_WORK TO COMPLETE_: Please transcribe the listing below in full and word for word, without its pictures.

_MATERIAL SHOWN_:

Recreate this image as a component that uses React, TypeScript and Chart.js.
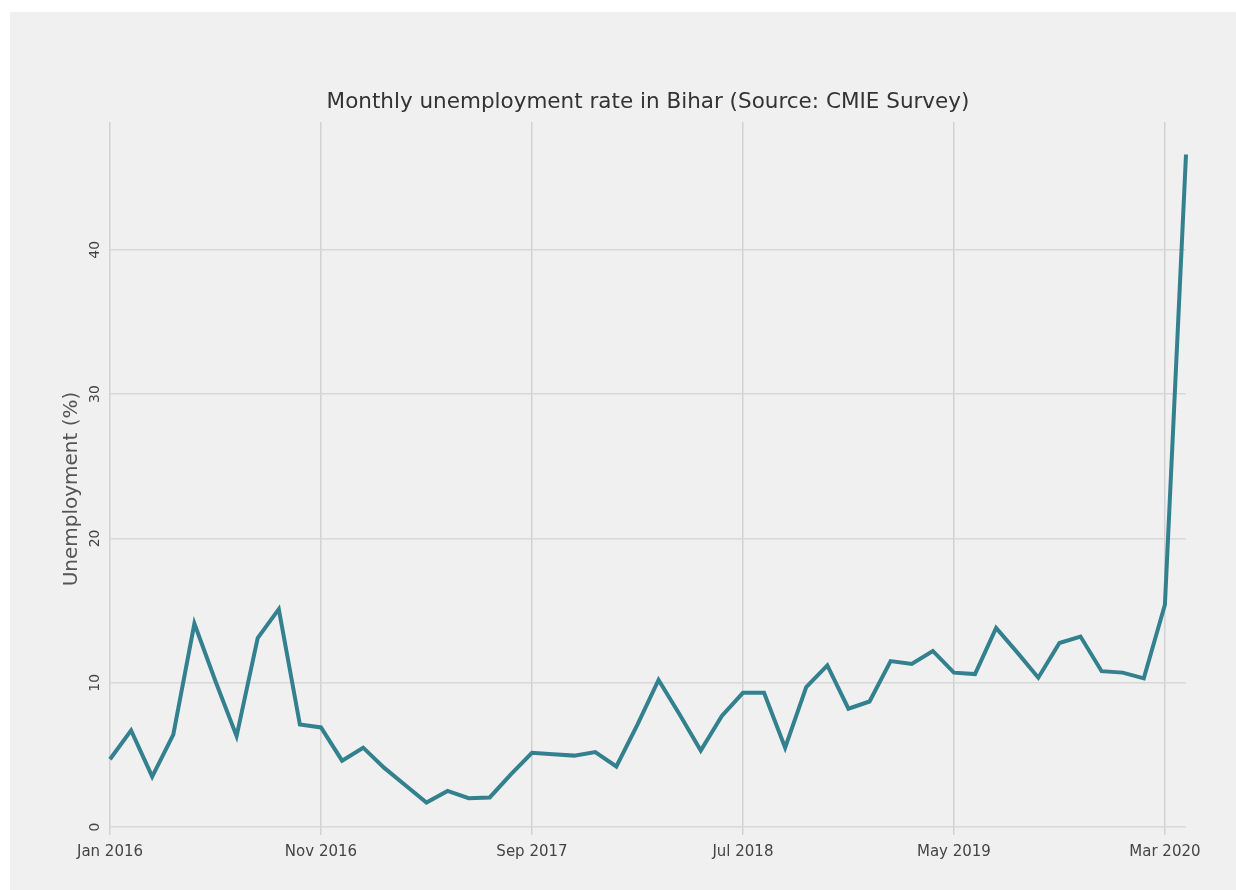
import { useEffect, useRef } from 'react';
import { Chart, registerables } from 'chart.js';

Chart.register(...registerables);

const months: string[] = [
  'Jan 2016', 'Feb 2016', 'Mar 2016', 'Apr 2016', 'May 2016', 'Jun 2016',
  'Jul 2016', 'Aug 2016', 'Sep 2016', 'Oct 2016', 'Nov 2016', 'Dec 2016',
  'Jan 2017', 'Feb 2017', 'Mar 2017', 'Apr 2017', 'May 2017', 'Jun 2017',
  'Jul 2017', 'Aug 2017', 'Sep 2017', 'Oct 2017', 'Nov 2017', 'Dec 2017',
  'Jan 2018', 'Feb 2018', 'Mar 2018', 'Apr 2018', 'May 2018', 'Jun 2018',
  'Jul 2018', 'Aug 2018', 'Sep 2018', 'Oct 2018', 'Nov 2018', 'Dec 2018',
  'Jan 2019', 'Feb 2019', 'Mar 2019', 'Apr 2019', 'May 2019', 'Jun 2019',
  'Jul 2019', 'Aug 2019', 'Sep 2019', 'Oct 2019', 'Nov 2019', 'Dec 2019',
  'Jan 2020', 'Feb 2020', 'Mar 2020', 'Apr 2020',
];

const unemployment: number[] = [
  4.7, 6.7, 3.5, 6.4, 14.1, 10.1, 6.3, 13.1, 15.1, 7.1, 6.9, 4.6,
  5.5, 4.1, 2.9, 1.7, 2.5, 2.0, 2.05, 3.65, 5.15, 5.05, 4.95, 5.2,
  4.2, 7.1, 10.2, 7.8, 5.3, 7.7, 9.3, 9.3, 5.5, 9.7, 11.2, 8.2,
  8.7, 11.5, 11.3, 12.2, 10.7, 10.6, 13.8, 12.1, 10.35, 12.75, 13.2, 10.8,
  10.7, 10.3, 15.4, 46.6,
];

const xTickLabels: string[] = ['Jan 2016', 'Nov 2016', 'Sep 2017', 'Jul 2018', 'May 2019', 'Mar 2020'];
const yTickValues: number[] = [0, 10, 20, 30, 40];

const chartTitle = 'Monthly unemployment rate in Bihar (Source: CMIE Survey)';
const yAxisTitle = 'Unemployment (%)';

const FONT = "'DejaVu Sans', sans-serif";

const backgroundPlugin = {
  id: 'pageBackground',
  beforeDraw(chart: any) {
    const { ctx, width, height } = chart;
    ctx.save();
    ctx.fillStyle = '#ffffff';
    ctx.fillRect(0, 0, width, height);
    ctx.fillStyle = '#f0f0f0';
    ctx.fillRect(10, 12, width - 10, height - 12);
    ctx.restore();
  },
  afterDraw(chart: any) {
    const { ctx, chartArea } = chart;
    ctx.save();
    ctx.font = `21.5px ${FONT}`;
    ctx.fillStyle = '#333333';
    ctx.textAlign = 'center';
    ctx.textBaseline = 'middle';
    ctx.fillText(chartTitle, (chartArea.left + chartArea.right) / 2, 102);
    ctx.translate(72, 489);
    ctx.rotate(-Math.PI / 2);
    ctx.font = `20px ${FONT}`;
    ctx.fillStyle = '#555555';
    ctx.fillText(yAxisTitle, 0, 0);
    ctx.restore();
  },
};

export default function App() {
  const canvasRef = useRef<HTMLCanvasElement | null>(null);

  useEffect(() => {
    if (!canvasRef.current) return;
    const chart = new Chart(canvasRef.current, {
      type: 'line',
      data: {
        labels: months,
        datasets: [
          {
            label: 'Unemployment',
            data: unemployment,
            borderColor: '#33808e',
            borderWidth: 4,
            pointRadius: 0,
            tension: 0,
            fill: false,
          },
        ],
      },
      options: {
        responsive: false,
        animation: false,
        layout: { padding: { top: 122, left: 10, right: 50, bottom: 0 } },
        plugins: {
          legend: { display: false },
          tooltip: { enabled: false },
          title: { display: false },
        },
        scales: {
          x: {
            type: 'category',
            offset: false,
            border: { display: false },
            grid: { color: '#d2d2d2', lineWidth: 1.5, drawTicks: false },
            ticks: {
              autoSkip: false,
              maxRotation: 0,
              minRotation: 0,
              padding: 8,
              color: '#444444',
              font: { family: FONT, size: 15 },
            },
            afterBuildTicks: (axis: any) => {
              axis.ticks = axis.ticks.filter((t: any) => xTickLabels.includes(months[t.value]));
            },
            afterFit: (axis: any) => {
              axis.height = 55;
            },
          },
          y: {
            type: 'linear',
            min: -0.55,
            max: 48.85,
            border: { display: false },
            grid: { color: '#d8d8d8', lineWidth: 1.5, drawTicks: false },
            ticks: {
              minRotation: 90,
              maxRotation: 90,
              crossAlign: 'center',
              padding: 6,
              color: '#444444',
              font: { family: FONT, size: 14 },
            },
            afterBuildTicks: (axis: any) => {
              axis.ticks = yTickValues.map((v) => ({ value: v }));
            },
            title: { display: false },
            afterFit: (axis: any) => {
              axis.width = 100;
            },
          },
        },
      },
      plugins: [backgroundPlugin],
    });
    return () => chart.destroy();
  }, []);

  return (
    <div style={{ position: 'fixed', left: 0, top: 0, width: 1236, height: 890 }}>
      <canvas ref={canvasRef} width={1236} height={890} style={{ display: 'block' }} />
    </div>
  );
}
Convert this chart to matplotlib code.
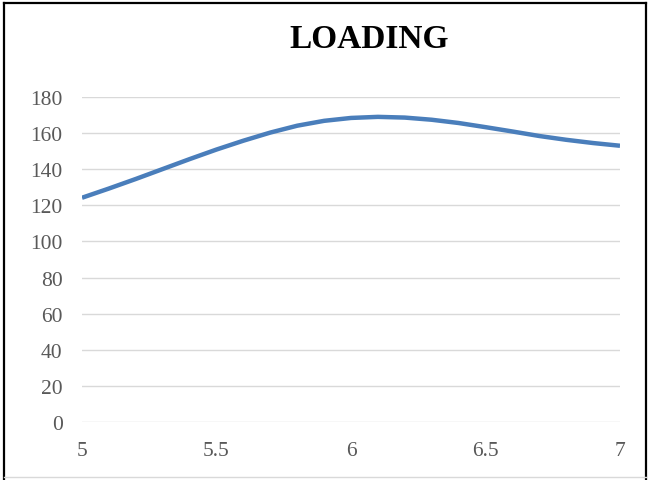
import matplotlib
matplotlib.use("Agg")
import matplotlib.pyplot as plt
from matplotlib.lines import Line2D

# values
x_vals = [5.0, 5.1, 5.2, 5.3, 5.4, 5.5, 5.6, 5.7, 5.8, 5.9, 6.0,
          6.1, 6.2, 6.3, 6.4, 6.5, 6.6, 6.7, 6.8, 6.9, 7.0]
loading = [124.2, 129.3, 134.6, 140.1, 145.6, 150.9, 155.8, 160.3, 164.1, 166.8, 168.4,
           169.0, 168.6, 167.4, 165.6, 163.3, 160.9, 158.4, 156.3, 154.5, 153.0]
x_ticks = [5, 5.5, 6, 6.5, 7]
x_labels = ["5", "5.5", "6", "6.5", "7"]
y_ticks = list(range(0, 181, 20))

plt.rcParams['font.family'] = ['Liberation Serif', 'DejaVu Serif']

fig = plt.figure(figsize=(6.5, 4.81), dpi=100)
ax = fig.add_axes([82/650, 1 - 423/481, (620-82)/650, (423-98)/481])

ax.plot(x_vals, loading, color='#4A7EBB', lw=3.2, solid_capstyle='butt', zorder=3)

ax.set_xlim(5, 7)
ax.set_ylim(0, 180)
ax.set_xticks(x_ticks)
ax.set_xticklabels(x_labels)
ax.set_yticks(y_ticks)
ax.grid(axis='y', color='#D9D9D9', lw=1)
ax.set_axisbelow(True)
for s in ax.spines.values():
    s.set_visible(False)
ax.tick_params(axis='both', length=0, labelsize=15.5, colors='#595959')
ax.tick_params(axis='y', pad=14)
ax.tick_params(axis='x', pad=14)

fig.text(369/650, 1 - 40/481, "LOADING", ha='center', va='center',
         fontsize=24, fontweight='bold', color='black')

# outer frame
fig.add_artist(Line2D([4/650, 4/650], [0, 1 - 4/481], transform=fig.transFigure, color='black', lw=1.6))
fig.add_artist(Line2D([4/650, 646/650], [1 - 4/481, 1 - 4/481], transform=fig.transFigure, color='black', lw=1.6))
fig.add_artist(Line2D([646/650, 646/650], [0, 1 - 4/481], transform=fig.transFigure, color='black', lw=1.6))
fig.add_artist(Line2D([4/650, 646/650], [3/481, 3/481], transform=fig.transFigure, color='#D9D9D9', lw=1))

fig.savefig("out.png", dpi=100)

_SOLUTION FOR THIS TASK_:
Recreate this image as a component that uses React, TypeScript and Chart.js.
import { useEffect, useRef } from 'react';
import { Chart, registerables } from 'chart.js';

Chart.register(...registerables);

const months: string[] = [
  'Jan 2016', 'Feb 2016', 'Mar 2016', 'Apr 2016', 'May 2016', 'Jun 2016',
  'Jul 2016', 'Aug 2016', 'Sep 2016', 'Oct 2016', 'Nov 2016', 'Dec 2016',
  'Jan 2017', 'Feb 2017', 'Mar 2017', 'Apr 2017', 'May 2017', 'Jun 2017',
  'Jul 2017', 'Aug 2017', 'Sep 2017', 'Oct 2017', 'Nov 2017', 'Dec 2017',
  'Jan 2018', 'Feb 2018', 'Mar 2018', 'Apr 2018', 'May 2018', 'Jun 2018',
  'Jul 2018', 'Aug 2018', 'Sep 2018', 'Oct 2018', 'Nov 2018', 'Dec 2018',
  'Jan 2019', 'Feb 2019', 'Mar 2019', 'Apr 2019', 'May 2019', 'Jun 2019',
  'Jul 2019', 'Aug 2019', 'Sep 2019', 'Oct 2019', 'Nov 2019', 'Dec 2019',
  'Jan 2020', 'Feb 2020', 'Mar 2020', 'Apr 2020',
];

const unemployment: number[] = [
  4.7, 6.7, 3.5, 6.4, 14.1, 10.1, 6.3, 13.1, 15.1, 7.1, 6.9, 4.6,
  5.5, 4.1, 2.9, 1.7, 2.5, 2.0, 2.05, 3.65, 5.15, 5.05, 4.95, 5.2,
  4.2, 7.1, 10.2, 7.8, 5.3, 7.7, 9.3, 9.3, 5.5, 9.7, 11.2, 8.2,
  8.7, 11.5, 11.3, 12.2, 10.7, 10.6, 13.8, 12.1, 10.35, 12.75, 13.2, 10.8,
  10.7, 10.3, 15.4, 46.6,
];

const xTickLabels: string[] = ['Jan 2016', 'Nov 2016', 'Sep 2017', 'Jul 2018', 'May 2019', 'Mar 2020'];
const yTickValues: number[] = [0, 10, 20, 30, 40];

const chartTitle = 'Monthly unemployment rate in Bihar (Source: CMIE Survey)';
const yAxisTitle = 'Unemployment (%)';

const FONT = "'DejaVu Sans', sans-serif";

const backgroundPlugin = {
  id: 'pageBackground',
  beforeDraw(chart: any) {
    const { ctx, width, height } = chart;
    ctx.save();
    ctx.fillStyle = '#ffffff';
    ctx.fillRect(0, 0, width, height);
    ctx.fillStyle = '#f0f0f0';
    ctx.fillRect(10, 12, width - 10, height - 12);
    ctx.restore();
  },
  afterDraw(chart: any) {
    const { ctx, chartArea } = chart;
    ctx.save();
    ctx.font = `21.5px ${FONT}`;
    ctx.fillStyle = '#333333';
    ctx.textAlign = 'center';
    ctx.textBaseline = 'middle';
    ctx.fillText(chartTitle, (chartArea.left + chartArea.right) / 2, 102);
    ctx.translate(72, 489);
    ctx.rotate(-Math.PI / 2);
    ctx.font = `20px ${FONT}`;
    ctx.fillStyle = '#555555';
    ctx.fillText(yAxisTitle, 0, 0);
    ctx.restore();
  },
};

export default function App() {
  const canvasRef = useRef<HTMLCanvasElement | null>(null);

  useEffect(() => {
    if (!canvasRef.current) return;
    const chart = new Chart(canvasRef.current, {
      type: 'line',
      data: {
        labels: months,
        datasets: [
          {
            label: 'Unemployment',
            data: unemployment,
            borderColor: '#33808e',
            borderWidth: 4,
            pointRadius: 0,
            tension: 0,
            fill: false,
          },
        ],
      },
      options: {
        responsive: false,
        animation: false,
        layout: { padding: { top: 122, left: 10, right: 50, bottom: 0 } },
        plugins: {
          legend: { display: false },
          tooltip: { enabled: false },
          title: { display: false },
        },
        scales: {
          x: {
            type: 'category',
            offset: false,
            border: { display: false },
            grid: { color: '#d2d2d2', lineWidth: 1.5, drawTicks: false },
            ticks: {
              autoSkip: false,
              maxRotation: 0,
              minRotation: 0,
              padding: 8,
              color: '#444444',
              font: { family: FONT, size: 15 },
            },
            afterBuildTicks: (axis: any) => {
              axis.ticks = axis.ticks.filter((t: any) => xTickLabels.includes(months[t.value]));
            },
            afterFit: (axis: any) => {
              axis.height = 55;
            },
          },
          y: {
            type: 'linear',
            min: -0.55,
            max: 48.85,
            border: { display: false },
            grid: { color: '#d8d8d8', lineWidth: 1.5, drawTicks: false },
            ticks: {
              minRotation: 90,
              maxRotation: 90,
              crossAlign: 'center',
              padding: 6,
              color: '#444444',
              font: { family: FONT, size: 14 },
            },
            afterBuildTicks: (axis: any) => {
              axis.ticks = yTickValues.map((v) => ({ value: v }));
            },
            title: { display: false },
            afterFit: (axis: any) => {
              axis.width = 100;
            },
          },
        },
      },
      plugins: [backgroundPlugin],
    });
    return () => chart.destroy();
  }, []);

  return (
    <div style={{ position: 'fixed', left: 0, top: 0, width: 1236, height: 890 }}>
      <canvas ref={canvasRef} width={1236} height={890} style={{ display: 'block' }} />
    </div>
  );
}
Convert this chart to matplotlib code.
import matplotlib
matplotlib.use("Agg")
import matplotlib.pyplot as plt
from matplotlib.lines import Line2D

# values
x_vals = [5.0, 5.1, 5.2, 5.3, 5.4, 5.5, 5.6, 5.7, 5.8, 5.9, 6.0,
          6.1, 6.2, 6.3, 6.4, 6.5, 6.6, 6.7, 6.8, 6.9, 7.0]
loading = [124.2, 129.3, 134.6, 140.1, 145.6, 150.9, 155.8, 160.3, 164.1, 166.8, 168.4,
           169.0, 168.6, 167.4, 165.6, 163.3, 160.9, 158.4, 156.3, 154.5, 153.0]
x_ticks = [5, 5.5, 6, 6.5, 7]
x_labels = ["5", "5.5", "6", "6.5", "7"]
y_ticks = list(range(0, 181, 20))

plt.rcParams['font.family'] = ['Liberation Serif', 'DejaVu Serif']

fig = plt.figure(figsize=(6.5, 4.81), dpi=100)
ax = fig.add_axes([82/650, 1 - 423/481, (620-82)/650, (423-98)/481])

ax.plot(x_vals, loading, color='#4A7EBB', lw=3.2, solid_capstyle='butt', zorder=3)

ax.set_xlim(5, 7)
ax.set_ylim(0, 180)
ax.set_xticks(x_ticks)
ax.set_xticklabels(x_labels)
ax.set_yticks(y_ticks)
ax.grid(axis='y', color='#D9D9D9', lw=1)
ax.set_axisbelow(True)
for s in ax.spines.values():
    s.set_visible(False)
ax.tick_params(axis='both', length=0, labelsize=15.5, colors='#595959')
ax.tick_params(axis='y', pad=14)
ax.tick_params(axis='x', pad=14)

fig.text(369/650, 1 - 40/481, "LOADING", ha='center', va='center',
         fontsize=24, fontweight='bold', color='black')

# outer frame
fig.add_artist(Line2D([4/650, 4/650], [0, 1 - 4/481], transform=fig.transFigure, color='black', lw=1.6))
fig.add_artist(Line2D([4/650, 646/650], [1 - 4/481, 1 - 4/481], transform=fig.transFigure, color='black', lw=1.6))
fig.add_artist(Line2D([646/650, 646/650], [0, 1 - 4/481], transform=fig.transFigure, color='black', lw=1.6))
fig.add_artist(Line2D([4/650, 646/650], [3/481, 3/481], transform=fig.transFigure, color='#D9D9D9', lw=1))

fig.savefig("out.png", dpi=100)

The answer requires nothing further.